Fry the chiles, onion and garlic. Into a heavy, 6-quart (or larger) pot or Dutch oven, measure about 3 tablespoons of the oil or lard and set over medium heat; there should be enough fat to coat the bottom generously.  When hot, add the dried chiles, onion and garlic.  Stir nearly constantly until the onion and garlic are soft and the chiles fill the kitchen with a toasty aroma and have changed noticeably in color (they will be lighter on the inside), 4 or 5 minutes. Scrape all the chiles, onions and garlic into a blender jar and add 1 ½ cups of the broth. 

Toast the sesame, almonds and raisins.  Return the unwashed pot to the medium heat and add more oil or lard to coat the bottom of the pan evenly.  Add the almonds and stir for a minute or two, until you see the first signs of browning.  Add the sesame and raisins and stir nearly constantly until the sesame turns golden and the raisins have puffed, about 3 minutes more.  Scrape into a bowl and rinse out the pot. 
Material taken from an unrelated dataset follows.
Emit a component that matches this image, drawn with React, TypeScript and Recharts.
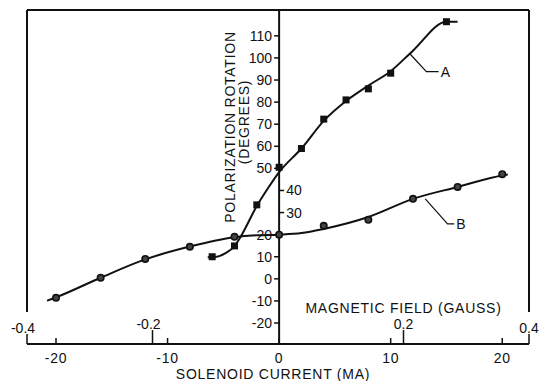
import React from "react";
import {
  ComposedChart,
  Line,
  Scatter,
  XAxis,
  YAxis,
  ReferenceLine,
  ReferenceDot,
} from "recharts";

const FONT = '"Liberation Sans", Arial, sans-serif';
const INK = "#111";

// solenoid current (mA), bottom scale
const currentTicks = [-20, -10, 0, 10, 20];
const currentDomain = [-22.6, 22.4];
// magnetic field (gauss), drawn on the same baseline; its span is the full plot width
const fieldTicks = [-0.4, -0.2, 0.2, 0.4];
const fieldDomain = [-0.4, 0.4];
// polarization rotation (degrees)
const rotationDomain = [-29.5, 121.7];
const rotationTicksLeft = [110, 100, 90, 80, 70, 60, 50, 20, 10, 0, -10, -20];
const rotationTicksRight = [40, 30];

// curve A (squares)
const pointsA = [
  { x: -6, y: 10 },
  { x: -4, y: 14.9 },
  { x: -2, y: 33.5 },
  { x: 0, y: 50.5 },
  { x: 2, y: 59 },
  { x: 4, y: 72.3 },
  { x: 6, y: 81 },
  { x: 8, y: 86 },
  { x: 10, y: 93.1 },
  { x: 15, y: 116.4 },
];
const curveA = [
  { x: -6.4, y: 9.8 },
  { x: -5.6, y: 10 },
  { x: -4.8, y: 11.6 },
  { x: -4, y: 14.8 },
  { x: -3.4, y: 19.5 },
  { x: -2, y: 33 },
  { x: -1, y: 41 },
  { x: 0, y: 48.3 },
  { x: 2, y: 59 },
  { x: 4, y: 71.5 },
  { x: 6, y: 80.5 },
  { x: 8, y: 87.5 },
  { x: 10, y: 94 },
  { x: 12, y: 103.3 },
  { x: 15, y: 116.4 },
  { x: 16, y: 116.4 },
];

// curve B (circles)
const pointsB = [
  { x: -20, y: -8.6 },
  { x: -16, y: 0.5 },
  { x: -12, y: 9 },
  { x: -8, y: 14.5 },
  { x: -4, y: 19 },
  { x: 0, y: 20 },
  { x: 4, y: 24 },
  { x: 8, y: 26.7 },
  { x: 12, y: 36.2 },
  { x: 16, y: 41.6 },
  { x: 20, y: 47.4 },
];
const curveB = [
  { x: -20.8, y: -9.9 },
  { x: -20, y: -8.4 },
  { x: -16, y: 0.5 },
  { x: -12, y: 8.8 },
  { x: -8, y: 14.6 },
  { x: -4, y: 18.8 },
  { x: -2, y: 19.7 },
  { x: 0, y: 20 },
  { x: 2, y: 20.7 },
  { x: 4, y: 22.6 },
  { x: 8, y: 28 },
  { x: 12, y: 36.2 },
  { x: 16, y: 41.6 },
  { x: 20, y: 46.8 },
  { x: 20.5, y: 47.2 },
];

const leaderA = [
  { x: 11.7, y: 102 },
  { x: 13.2, y: 93.8 },
  { x: 14.3, y: 93.8 },
];
const leaderB = [
  { x: 13.1, y: 36.2 },
  { x: 15.1, y: 24.9 },
  { x: 15.7, y: 24.9 },
];

// gauss -> mA position on the shared baseline
const fieldToCurrent = (g: number) =>
  currentDomain[0] +
  ((g - fieldDomain[0]) / (fieldDomain[1] - fieldDomain[0])) *
    (currentDomain[1] - currentDomain[0]);

const titleStyle: React.CSSProperties = {
  fontFamily: FONT,
  fontSize: 14,
  letterSpacing: 0.75,
  fill: INK,
};

function CurrentTick({ x, y, payload }: any) {
  return (
    <g>
      <line x1={x} x2={x} y1={y} y2={y - 6} stroke={INK} strokeWidth={1.5} />
      <text x={x} y={y + 19} textAnchor="middle" style={titleStyle}>
        {payload.value}
      </text>
    </g>
  );
}

function Square({ cx, cy }: any) {
  return <rect x={cx - 3.5} y={cy - 3.5} width={7} height={7} fill={INK} />;
}

function Dot({ cx, cy }: any) {
  return <circle cx={cx} cy={cy} r={3.2} fill="#444" stroke={INK} strokeWidth={1.6} />;
}

const bottomTitle = ({ viewBox }: any) => (
  <text
    x={viewBox.x + viewBox.width / 2 - 5}
    y={viewBox.y + viewBox.height - 2}
    textAnchor="middle"
    style={titleStyle}
  >
    SOLENOID CURRENT (MA)
  </text>
);

const rotationTitle = ({ viewBox }: any) => (
  <g style={titleStyle}>
    <text
      transform={`translate(${viewBox.x - 44},${viewBox.y + 117}) rotate(-90)`}
      textAnchor="middle"
    >
      POLARIZATION ROTATION
    </text>
    <text
      transform={`translate(${viewBox.x - 30},${viewBox.y + 112}) rotate(-90)`}
      textAnchor="middle"
    >
      (DEGREES)
    </text>
  </g>
);

const fieldTitle = ({ viewBox }: any) => (
  <text x={viewBox.x} y={viewBox.y - 17} textAnchor="middle" style={titleStyle}>
    MAGNETIC FIELD (GAUSS)
  </text>
);

export default function App() {
  const [yMin, yMax] = rotationDomain;
  const xLeft = fieldToCurrent(fieldDomain[0]);
  const xRight = fieldToCurrent(fieldDomain[1]);
  return (
    <div style={{ position: "absolute", left: 0, top: 0, fontFamily: FONT }}>
      <ComposedChart
        width={539}
        height={381}
        margin={{ top: 10, right: 10, bottom: 0, left: 27 }}
      >
        <XAxis
          dataKey="x"
          type="number"
          domain={currentDomain}
          ticks={currentTicks}
          allowDataOverflow
          interval={0}
          height={37}
          axisLine={{ stroke: INK, strokeWidth: 2 }}
          tickLine={false}
          tickSize={0}
          tickMargin={0}
          tick={CurrentTick}
          label={{ content: bottomTitle }}
        />
        <YAxis type="number" domain={rotationDomain} allowDataOverflow hide />

        {/* frame */}
        <ReferenceLine y={yMax} stroke={INK} strokeWidth={2} />
        <ReferenceLine
          segment={[{ x: xLeft, y: -15 }, { x: xLeft, y: yMax }]}
          stroke={INK}
          strokeWidth={2}
        />
        <ReferenceLine
          segment={[{ x: xRight, y: -15 }, { x: xRight, y: yMax }]}
          stroke={INK}
          strokeWidth={2}
        />

        {/* vertical rotation axis at zero current */}
        <ReferenceLine
          x={0}
          stroke={INK}
          strokeWidth={2}
          label={{ content: rotationTitle }}
        />
        {rotationTicksLeft.map((v) => (
          <ReferenceLine
            key={`l${v}`}
            segment={[{ x: -0.45, y: v }, { x: 0, y: v }]}
            stroke={INK}
            strokeWidth={1.5}
            label={{ value: String(v), position: "left", offset: 2, fontSize: 14, fill: INK }}
          />
        ))}
        {rotationTicksRight.map((v) => (
          <ReferenceLine
            key={`r${v}`}
            segment={[{ x: 0, y: v }, { x: 0.45, y: v }]}
            stroke={INK}
            strokeWidth={1.5}
            label={{ value: String(v), position: "right", offset: 2, fontSize: 14, fill: INK }}
          />
        ))}

        {/* magnetic field scale */}
        {fieldTicks.map((v) => (
          <ReferenceLine
            key={`g${v}`}
            segment={[
              { x: fieldToCurrent(v), y: yMin },
              { x: fieldToCurrent(v), y: Math.abs(v) > 0.3 ? -25 : -23.2 },
            ]}
            stroke={INK}
            strokeWidth={1.5}
            label={{
              value: String(v),
              position: "top",
              offset: 1,
              dx: v < 0 ? -4 : 0,
              fontSize: 14,
              fill: INK,
            }}
          />
        ))}
        <ReferenceLine
          segment={[
            { x: fieldToCurrent(0.2), y: -23.2 },
            { x: fieldToCurrent(0.2), y: -23.2 },
          ]}
          stroke="none"
          label={{ content: fieldTitle }}
        />

        <Line
          data={curveA}
          dataKey="y"
          type="monotone"
          stroke={INK}
          strokeWidth={2}
          dot={false}
          isAnimationActive={false}
        />
        <Line
          data={curveB}
          dataKey="y"
          type="monotone"
          stroke={INK}
          strokeWidth={2}
          dot={false}
          isAnimationActive={false}
        />
        <Line
          data={leaderA}
          dataKey="y"
          type="linear"
          stroke={INK}
          strokeWidth={1.2}
          dot={false}
          isAnimationActive={false}
        />
        <Line
          data={leaderB}
          dataKey="y"
          type="linear"
          stroke={INK}
          strokeWidth={1.2}
          dot={false}
          isAnimationActive={false}
        />
        <Scatter data={pointsA} dataKey="y" shape={Square} isAnimationActive={false} />
        <Scatter data={pointsB} dataKey="y" shape={Dot} isAnimationActive={false} />

        <ReferenceDot
          x={leaderA[2].x}
          y={leaderA[2].y}
          r={0}
          fill="none"
          stroke="none"
          label={{ value: "A", position: "right", offset: 2, fontSize: 14, fill: INK }}
        />
        <ReferenceDot
          x={leaderB[2].x}
          y={leaderB[2].y}
          r={0}
          fill="none"
          stroke="none"
          label={{ value: "B", position: "right", offset: 2, fontSize: 14, fill: INK }}
        />
      </ComposedChart>
    </div>
  );
}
Blend and cook the chile base.  Blend the chile mixture until as smooth as possible—a minute or so in a high-speed blender like a Vitamix, 2 or 3 minutes in most blenders.  Set the pot over medium to medium-high heat and add enough oil or lard to coat the bottom of the pan generously.  When hot, set a medium-mesh strainer over the pot and press the mixture through it and into the hot fat (with a high speed blender, straining is not really necessary).  Stir nearly constantly until the chile puree darkens noticeably and thickens to the consistency of tomato paste, usually 5 to 7 minutes.  Remove from the heat.
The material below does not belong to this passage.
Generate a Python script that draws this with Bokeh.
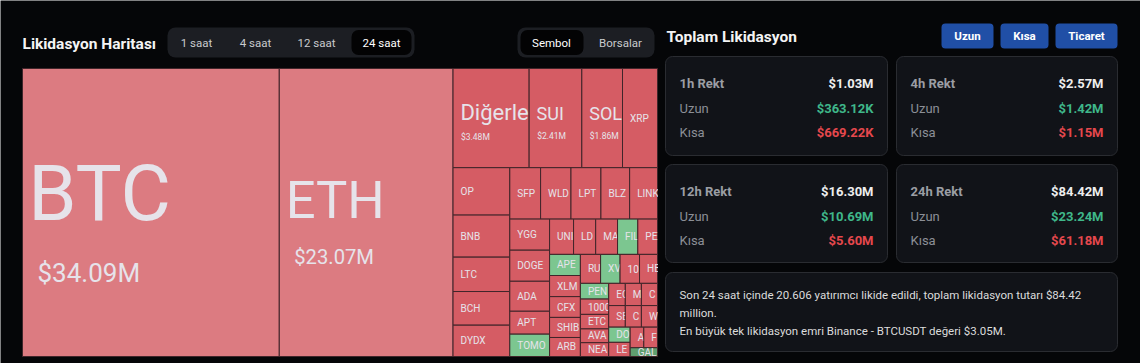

Blend the nut mixture.  Scrape the almond mixture into the unwashed blender jar and add the tomatoes and bread.  If using whole spices, pulverize them in a mortar and add the ground spices to the blender along with 1 ½ cups of the broth.  Blend until as smooth as possible.  (This may take longer than blending the chiles because of the sesame’s hardness.  Rub some between your fingers to test for smoothness.) 

Final frying and simmering.  Return the pan with the chile paste to between medium and medium-high heat, and, when steaming-hot, strain in the nut mixture.  (Again, straining is not really necessary with a high-speed blender).  Stir for several minutes until the mixture again looks the consistency of tomato paste.  Stir in the chocolate and the remaining 3 cups broth, partially cover and simmer over medium-low heat, stirring from time to time to ensure nothing is sticking, for an hour or longer (the longer the simmer, the more integrated the flavors).  
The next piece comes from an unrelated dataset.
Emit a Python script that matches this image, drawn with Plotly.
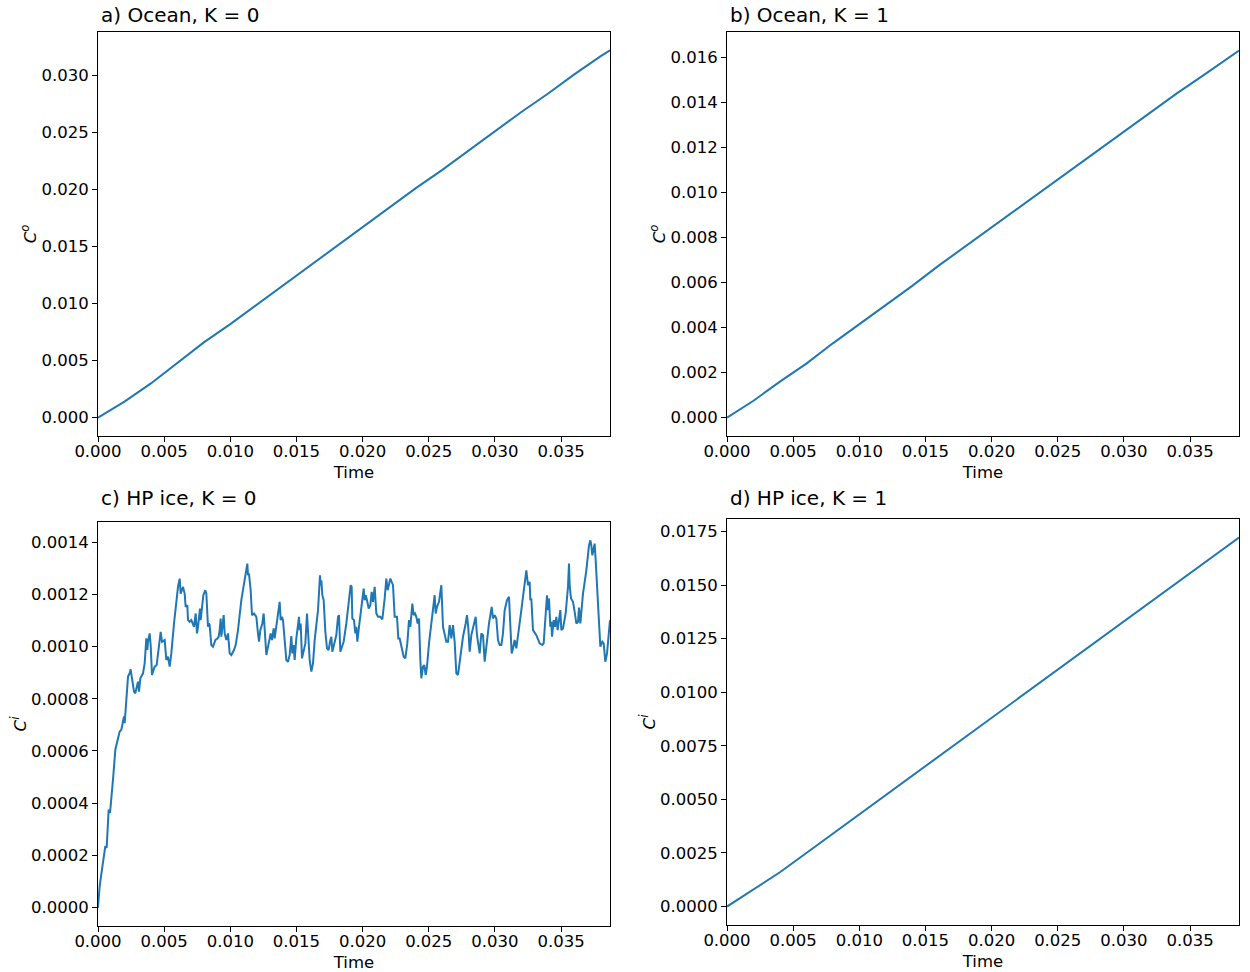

FinishingIf the mole has thickened beyond the consistency of, say, potato soup, thin it out with a little more broth or with water.  Taste and season first with salt (usually about 2 teaspoons if you’ve used salted broth) and then with sugar (usually about 2 tablespoons) to bring forward the chile flavor and give the finished sauce a slightly noticeably sweet edge.  Mole, like many stews and braises, will always taste a little better the second day, so don’t hesitate to make it ahead, cool it to room temperature and refrigerate it for up to a week.  It may be frozen for several months.